Этот перелом не был резким, но когда, по словам самого Пришвина, «некоторые писатели уже начали терять связь с народом», устремленность извне, движение от жизни к литературе, а не наоборот, приобрела принципиально важное значение. В эти же годы Пришвин довольно часто выступал как общественный деятель, его неожиданно начали интересовать земельный вопрос, женский вопрос, и бывший марксист и переводчик книги про женщину будущего выказал себя изрядным ретроградом и чуть ли не домостроевцем. Его все сильнее волновала проблема соотношения народа и личности, или, как он пояснял, личности плазматической, связанной с женским началом, и личности индивидуалистической, связанной с началом мужским, — и все-таки выйти из круга декадентских определений и интересов ему так и не удалось.
Мышление Пришвина в эту пору уже было весьма оригинальным, но еще не сделалось вполне самостоятельным — странное, но несомненное противоречие. Хотя ему уже и было за сорок, он сильно зависел от окружавших его людей, и примечательны две его записи, сделанные в июле четырнадцатого года, то есть накануне войны, и служащие неплохой автохарактеристикой:
«Счастье умного человека есть глупость, те немногие минуты, когда умный человек был в глупом состоянии, и вспоминает потом как счастье. Из этого, впрочем, не следует, что глупость и счастье одно и то же: счастье существует само по себе, но легче всего оно дается дуракам».
И другая:
«Завещаю своим родным поставить крест над моей могилой с надписью: „На память о теле“».
С сей неутешительной эпитафией и встретил Пришвин через несколько дней первую мировую войну.
Большого патриотического подъема, которое переживала в то лето Россия, он не испытал, скорее его одолевали недобрые предчувствия: «Если разобьют, революция ужасающая».

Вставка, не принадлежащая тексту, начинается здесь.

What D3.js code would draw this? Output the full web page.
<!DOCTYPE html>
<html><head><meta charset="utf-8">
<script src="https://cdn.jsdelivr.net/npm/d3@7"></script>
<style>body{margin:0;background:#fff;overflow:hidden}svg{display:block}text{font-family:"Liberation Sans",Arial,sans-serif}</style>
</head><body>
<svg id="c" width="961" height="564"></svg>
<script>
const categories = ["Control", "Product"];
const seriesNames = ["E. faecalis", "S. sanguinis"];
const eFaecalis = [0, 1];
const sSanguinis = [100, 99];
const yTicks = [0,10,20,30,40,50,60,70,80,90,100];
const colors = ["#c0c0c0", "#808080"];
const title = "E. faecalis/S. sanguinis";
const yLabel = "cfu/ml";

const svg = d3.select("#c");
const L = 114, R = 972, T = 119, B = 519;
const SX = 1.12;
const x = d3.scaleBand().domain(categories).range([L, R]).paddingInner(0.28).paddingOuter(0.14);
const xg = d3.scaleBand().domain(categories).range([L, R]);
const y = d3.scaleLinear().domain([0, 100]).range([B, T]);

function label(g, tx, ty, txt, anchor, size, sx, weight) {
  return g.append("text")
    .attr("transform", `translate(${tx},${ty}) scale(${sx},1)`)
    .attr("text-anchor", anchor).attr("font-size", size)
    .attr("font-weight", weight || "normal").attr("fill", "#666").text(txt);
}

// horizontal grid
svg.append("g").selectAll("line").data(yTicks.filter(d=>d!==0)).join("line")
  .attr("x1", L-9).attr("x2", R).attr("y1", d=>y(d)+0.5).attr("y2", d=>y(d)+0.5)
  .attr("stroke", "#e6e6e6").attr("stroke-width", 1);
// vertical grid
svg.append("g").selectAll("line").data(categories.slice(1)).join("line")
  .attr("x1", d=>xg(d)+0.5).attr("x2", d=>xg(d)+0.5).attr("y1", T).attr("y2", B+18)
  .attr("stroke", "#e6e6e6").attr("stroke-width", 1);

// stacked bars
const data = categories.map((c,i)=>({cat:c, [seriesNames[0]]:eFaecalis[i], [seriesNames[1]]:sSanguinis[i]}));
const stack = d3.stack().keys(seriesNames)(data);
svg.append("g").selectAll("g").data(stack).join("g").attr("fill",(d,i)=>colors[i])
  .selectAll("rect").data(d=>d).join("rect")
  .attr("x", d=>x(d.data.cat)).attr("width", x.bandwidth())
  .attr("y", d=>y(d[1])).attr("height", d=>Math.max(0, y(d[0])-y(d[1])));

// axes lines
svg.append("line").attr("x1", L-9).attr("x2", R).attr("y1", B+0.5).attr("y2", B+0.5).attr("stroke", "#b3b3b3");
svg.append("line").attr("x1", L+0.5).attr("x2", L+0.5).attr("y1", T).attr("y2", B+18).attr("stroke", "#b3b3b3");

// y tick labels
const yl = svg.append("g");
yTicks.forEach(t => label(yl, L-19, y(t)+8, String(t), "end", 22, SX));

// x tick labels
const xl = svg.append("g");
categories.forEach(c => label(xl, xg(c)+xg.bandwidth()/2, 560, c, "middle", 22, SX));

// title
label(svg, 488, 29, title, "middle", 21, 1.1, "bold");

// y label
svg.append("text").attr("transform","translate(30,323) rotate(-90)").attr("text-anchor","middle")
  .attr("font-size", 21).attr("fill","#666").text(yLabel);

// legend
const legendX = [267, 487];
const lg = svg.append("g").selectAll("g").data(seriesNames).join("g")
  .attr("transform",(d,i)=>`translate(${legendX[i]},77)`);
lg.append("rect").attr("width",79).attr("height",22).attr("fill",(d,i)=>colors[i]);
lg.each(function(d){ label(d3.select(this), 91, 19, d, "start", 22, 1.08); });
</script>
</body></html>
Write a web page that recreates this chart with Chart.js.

Он был совершенно мирным человеком, чуть ли не пацифистом (едва не подрался с неким Лапиным, по-видимому, бывшим или настоящим социалистом, которому пытался сказать что-то против войны), но в то же время война невероятно притягивала его. Он был готов ехать на нее «зайцем», однако благодаря кузену Игнатову писателю удалось получить аккредитацию, и в августе четырнадцатого года Пришвин поехал в Галицию.